### SHORT EXERCISE
Transcribe every line exactly and omit anything that is a picture.
____ MATERIAL
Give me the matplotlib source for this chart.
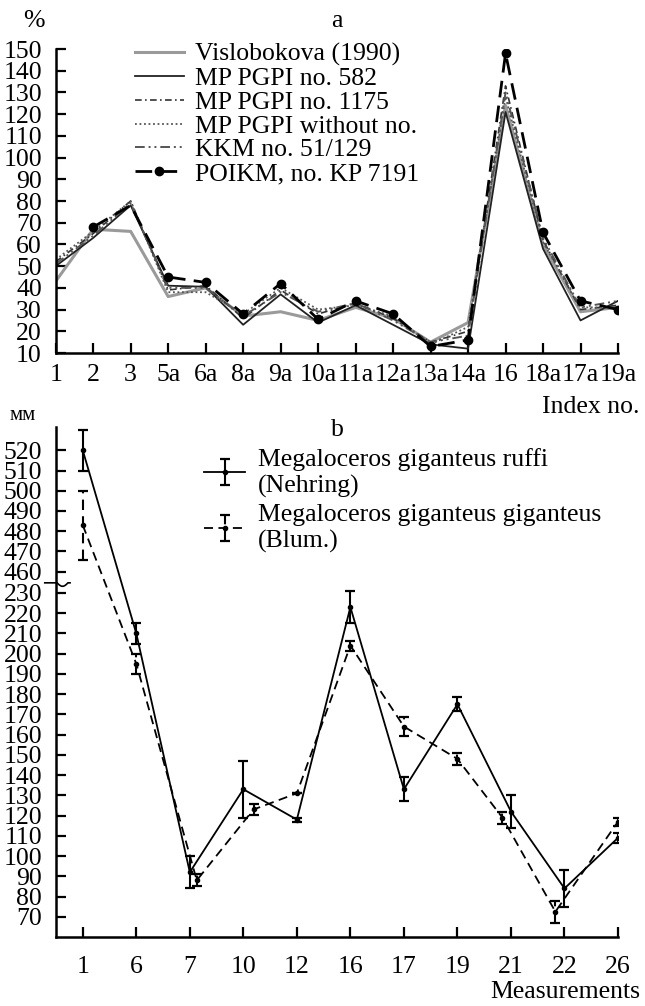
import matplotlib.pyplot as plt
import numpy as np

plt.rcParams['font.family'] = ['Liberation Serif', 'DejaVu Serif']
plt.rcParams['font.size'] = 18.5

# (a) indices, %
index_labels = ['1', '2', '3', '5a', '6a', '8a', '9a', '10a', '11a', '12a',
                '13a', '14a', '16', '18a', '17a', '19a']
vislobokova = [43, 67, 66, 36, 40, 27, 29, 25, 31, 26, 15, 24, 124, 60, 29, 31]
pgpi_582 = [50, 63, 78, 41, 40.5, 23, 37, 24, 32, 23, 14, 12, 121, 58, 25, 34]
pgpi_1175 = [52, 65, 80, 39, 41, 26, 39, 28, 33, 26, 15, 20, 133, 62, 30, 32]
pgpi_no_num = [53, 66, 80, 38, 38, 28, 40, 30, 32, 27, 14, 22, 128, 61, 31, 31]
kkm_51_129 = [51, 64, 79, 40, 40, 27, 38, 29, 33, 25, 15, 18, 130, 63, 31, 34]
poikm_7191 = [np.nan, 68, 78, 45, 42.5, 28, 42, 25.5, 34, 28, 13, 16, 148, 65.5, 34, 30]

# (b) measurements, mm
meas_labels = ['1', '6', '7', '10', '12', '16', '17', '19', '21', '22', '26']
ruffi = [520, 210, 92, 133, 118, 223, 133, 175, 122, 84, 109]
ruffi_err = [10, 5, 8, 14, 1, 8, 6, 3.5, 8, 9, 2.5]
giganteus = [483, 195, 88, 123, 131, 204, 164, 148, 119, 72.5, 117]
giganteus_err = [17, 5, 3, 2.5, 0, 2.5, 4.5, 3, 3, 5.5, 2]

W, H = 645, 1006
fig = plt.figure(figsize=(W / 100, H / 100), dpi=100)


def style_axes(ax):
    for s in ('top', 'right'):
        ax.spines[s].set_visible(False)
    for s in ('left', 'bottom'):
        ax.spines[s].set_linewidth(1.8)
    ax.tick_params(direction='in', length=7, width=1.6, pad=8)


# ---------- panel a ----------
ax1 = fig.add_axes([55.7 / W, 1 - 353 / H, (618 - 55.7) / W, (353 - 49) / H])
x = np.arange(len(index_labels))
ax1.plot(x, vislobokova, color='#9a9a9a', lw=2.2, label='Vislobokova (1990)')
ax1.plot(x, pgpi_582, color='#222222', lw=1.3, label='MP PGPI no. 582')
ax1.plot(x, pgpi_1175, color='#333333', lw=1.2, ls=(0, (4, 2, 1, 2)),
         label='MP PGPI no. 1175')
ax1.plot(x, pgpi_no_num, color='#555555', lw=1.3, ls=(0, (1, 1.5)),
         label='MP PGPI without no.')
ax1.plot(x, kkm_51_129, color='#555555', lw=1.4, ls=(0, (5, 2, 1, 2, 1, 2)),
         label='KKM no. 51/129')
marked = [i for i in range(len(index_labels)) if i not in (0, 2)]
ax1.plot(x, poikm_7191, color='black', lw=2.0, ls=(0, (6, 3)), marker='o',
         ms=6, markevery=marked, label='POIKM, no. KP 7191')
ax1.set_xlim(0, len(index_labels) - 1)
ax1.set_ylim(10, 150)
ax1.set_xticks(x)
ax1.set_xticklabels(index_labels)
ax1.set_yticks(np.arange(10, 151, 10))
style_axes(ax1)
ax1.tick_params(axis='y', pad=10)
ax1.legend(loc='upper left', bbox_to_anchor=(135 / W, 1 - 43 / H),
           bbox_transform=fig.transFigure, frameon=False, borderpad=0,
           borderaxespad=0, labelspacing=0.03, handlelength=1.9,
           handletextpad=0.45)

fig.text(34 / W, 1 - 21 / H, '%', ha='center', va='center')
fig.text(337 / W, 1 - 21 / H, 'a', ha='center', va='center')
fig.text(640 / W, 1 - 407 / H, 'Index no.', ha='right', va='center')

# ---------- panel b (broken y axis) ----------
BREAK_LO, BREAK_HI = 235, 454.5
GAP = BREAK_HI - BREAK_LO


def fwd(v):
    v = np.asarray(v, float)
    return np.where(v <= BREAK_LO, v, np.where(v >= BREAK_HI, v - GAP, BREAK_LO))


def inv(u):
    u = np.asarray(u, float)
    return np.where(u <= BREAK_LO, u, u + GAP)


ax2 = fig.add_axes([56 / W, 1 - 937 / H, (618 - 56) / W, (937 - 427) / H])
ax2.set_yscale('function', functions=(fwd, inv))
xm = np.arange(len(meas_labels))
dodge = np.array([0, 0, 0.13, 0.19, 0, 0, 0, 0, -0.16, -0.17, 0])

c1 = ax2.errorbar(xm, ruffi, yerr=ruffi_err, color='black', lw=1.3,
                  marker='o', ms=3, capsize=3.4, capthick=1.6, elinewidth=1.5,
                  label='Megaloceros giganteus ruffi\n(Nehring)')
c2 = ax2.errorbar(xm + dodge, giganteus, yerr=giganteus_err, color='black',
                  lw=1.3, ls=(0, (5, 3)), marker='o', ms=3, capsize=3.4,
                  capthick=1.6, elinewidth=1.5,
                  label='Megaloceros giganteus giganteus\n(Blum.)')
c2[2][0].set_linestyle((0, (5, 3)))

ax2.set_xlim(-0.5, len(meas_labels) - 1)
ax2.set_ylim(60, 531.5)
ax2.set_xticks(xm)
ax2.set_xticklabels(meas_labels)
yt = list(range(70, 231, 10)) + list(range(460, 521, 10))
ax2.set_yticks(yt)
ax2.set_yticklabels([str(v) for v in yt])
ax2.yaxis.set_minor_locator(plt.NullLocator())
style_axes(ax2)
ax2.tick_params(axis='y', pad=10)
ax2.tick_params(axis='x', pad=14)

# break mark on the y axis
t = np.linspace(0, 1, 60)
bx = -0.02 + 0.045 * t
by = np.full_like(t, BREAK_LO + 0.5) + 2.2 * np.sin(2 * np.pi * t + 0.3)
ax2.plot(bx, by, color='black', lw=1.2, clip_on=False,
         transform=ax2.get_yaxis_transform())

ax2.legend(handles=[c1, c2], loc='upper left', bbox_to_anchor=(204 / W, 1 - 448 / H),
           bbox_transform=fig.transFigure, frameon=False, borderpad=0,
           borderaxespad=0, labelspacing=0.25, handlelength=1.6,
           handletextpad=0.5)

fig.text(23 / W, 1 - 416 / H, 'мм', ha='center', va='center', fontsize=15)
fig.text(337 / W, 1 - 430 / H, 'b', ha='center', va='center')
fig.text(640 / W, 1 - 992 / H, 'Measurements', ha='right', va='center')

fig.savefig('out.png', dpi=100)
________
### WRITTEN ANSWER
Give me the matplotlib source for this chart.
import matplotlib.pyplot as plt
import numpy as np

plt.rcParams['font.family'] = ['Liberation Serif', 'DejaVu Serif']
plt.rcParams['font.size'] = 18.5

# (a) indices, %
index_labels = ['1', '2', '3', '5a', '6a', '8a', '9a', '10a', '11a', '12a',
                '13a', '14a', '16', '18a', '17a', '19a']
vislobokova = [43, 67, 66, 36, 40, 27, 29, 25, 31, 26, 15, 24, 124, 60, 29, 31]
pgpi_582 = [50, 63, 78, 41, 40.5, 23, 37, 24, 32, 23, 14, 12, 121, 58, 25, 34]
pgpi_1175 = [52, 65, 80, 39, 41, 26, 39, 28, 33, 26, 15, 20, 133, 62, 30, 32]
pgpi_no_num = [53, 66, 80, 38, 38, 28, 40, 30, 32, 27, 14, 22, 128, 61, 31, 31]
kkm_51_129 = [51, 64, 79, 40, 40, 27, 38, 29, 33, 25, 15, 18, 130, 63, 31, 34]
poikm_7191 = [np.nan, 68, 78, 45, 42.5, 28, 42, 25.5, 34, 28, 13, 16, 148, 65.5, 34, 30]

# (b) measurements, mm
meas_labels = ['1', '6', '7', '10', '12', '16', '17', '19', '21', '22', '26']
ruffi = [520, 210, 92, 133, 118, 223, 133, 175, 122, 84, 109]
ruffi_err = [10, 5, 8, 14, 1, 8, 6, 3.5, 8, 9, 2.5]
giganteus = [483, 195, 88, 123, 131, 204, 164, 148, 119, 72.5, 117]
giganteus_err = [17, 5, 3, 2.5, 0, 2.5, 4.5, 3, 3, 5.5, 2]

W, H = 645, 1006
fig = plt.figure(figsize=(W / 100, H / 100), dpi=100)


def style_axes(ax):
    for s in ('top', 'right'):
        ax.spines[s].set_visible(False)
    for s in ('left', 'bottom'):
        ax.spines[s].set_linewidth(1.8)
    ax.tick_params(direction='in', length=7, width=1.6, pad=8)


# ---------- panel a ----------
ax1 = fig.add_axes([55.7 / W, 1 - 353 / H, (618 - 55.7) / W, (353 - 49) / H])
x = np.arange(len(index_labels))
ax1.plot(x, vislobokova, color='#9a9a9a', lw=2.2, label='Vislobokova (1990)')
ax1.plot(x, pgpi_582, color='#222222', lw=1.3, label='MP PGPI no. 582')
ax1.plot(x, pgpi_1175, color='#333333', lw=1.2, ls=(0, (4, 2, 1, 2)),
         label='MP PGPI no. 1175')
ax1.plot(x, pgpi_no_num, color='#555555', lw=1.3, ls=(0, (1, 1.5)),
         label='MP PGPI without no.')
ax1.plot(x, kkm_51_129, color='#555555', lw=1.4, ls=(0, (5, 2, 1, 2, 1, 2)),
         label='KKM no. 51/129')
marked = [i for i in range(len(index_labels)) if i not in (0, 2)]
ax1.plot(x, poikm_7191, color='black', lw=2.0, ls=(0, (6, 3)), marker='o',
         ms=6, markevery=marked, label='POIKM, no. KP 7191')
ax1.set_xlim(0, len(index_labels) - 1)
ax1.set_ylim(10, 150)
ax1.set_xticks(x)
ax1.set_xticklabels(index_labels)
ax1.set_yticks(np.arange(10, 151, 10))
style_axes(ax1)
ax1.tick_params(axis='y', pad=10)
ax1.legend(loc='upper left', bbox_to_anchor=(135 / W, 1 - 43 / H),
           bbox_transform=fig.transFigure, frameon=False, borderpad=0,
           borderaxespad=0, labelspacing=0.03, handlelength=1.9,
           handletextpad=0.45)

fig.text(34 / W, 1 - 21 / H, '%', ha='center', va='center')
fig.text(337 / W, 1 - 21 / H, 'a', ha='center', va='center')
fig.text(640 / W, 1 - 407 / H, 'Index no.', ha='right', va='center')

# ---------- panel b (broken y axis) ----------
BREAK_LO, BREAK_HI = 235, 454.5
GAP = BREAK_HI - BREAK_LO


def fwd(v):
    v = np.asarray(v, float)
    return np.where(v <= BREAK_LO, v, np.where(v >= BREAK_HI, v - GAP, BREAK_LO))


def inv(u):
    u = np.asarray(u, float)
    return np.where(u <= BREAK_LO, u, u + GAP)


ax2 = fig.add_axes([56 / W, 1 - 937 / H, (618 - 56) / W, (937 - 427) / H])
ax2.set_yscale('function', functions=(fwd, inv))
xm = np.arange(len(meas_labels))
dodge = np.array([0, 0, 0.13, 0.19, 0, 0, 0, 0, -0.16, -0.17, 0])

c1 = ax2.errorbar(xm, ruffi, yerr=ruffi_err, color='black', lw=1.3,
                  marker='o', ms=3, capsize=3.4, capthick=1.6, elinewidth=1.5,
                  label='Megaloceros giganteus ruffi\n(Nehring)')
c2 = ax2.errorbar(xm + dodge, giganteus, yerr=giganteus_err, color='black',
                  lw=1.3, ls=(0, (5, 3)), marker='o', ms=3, capsize=3.4,
                  capthick=1.6, elinewidth=1.5,
                  label='Megaloceros giganteus giganteus\n(Blum.)')
c2[2][0].set_linestyle((0, (5, 3)))

ax2.set_xlim(-0.5, len(meas_labels) - 1)
ax2.set_ylim(60, 531.5)
ax2.set_xticks(xm)
ax2.set_xticklabels(meas_labels)
yt = list(range(70, 231, 10)) + list(range(460, 521, 10))
ax2.set_yticks(yt)
ax2.set_yticklabels([str(v) for v in yt])
ax2.yaxis.set_minor_locator(plt.NullLocator())
style_axes(ax2)
ax2.tick_params(axis='y', pad=10)
ax2.tick_params(axis='x', pad=14)

# break mark on the y axis
t = np.linspace(0, 1, 60)
bx = -0.02 + 0.045 * t
by = np.full_like(t, BREAK_LO + 0.5) + 2.2 * np.sin(2 * np.pi * t + 0.3)
ax2.plot(bx, by, color='black', lw=1.2, clip_on=False,
         transform=ax2.get_yaxis_transform())

ax2.legend(handles=[c1, c2], loc='upper left', bbox_to_anchor=(204 / W, 1 - 448 / H),
           bbox_transform=fig.transFigure, frameon=False, borderpad=0,
           borderaxespad=0, labelspacing=0.25, handlelength=1.6,
           handletextpad=0.5)

fig.text(23 / W, 1 - 416 / H, 'мм', ha='center', va='center', fontsize=15)
fig.text(337 / W, 1 - 430 / H, 'b', ha='center', va='center')
fig.text(640 / W, 1 - 992 / H, 'Measurements', ha='right', va='center')

fig.savefig('out.png', dpi=100)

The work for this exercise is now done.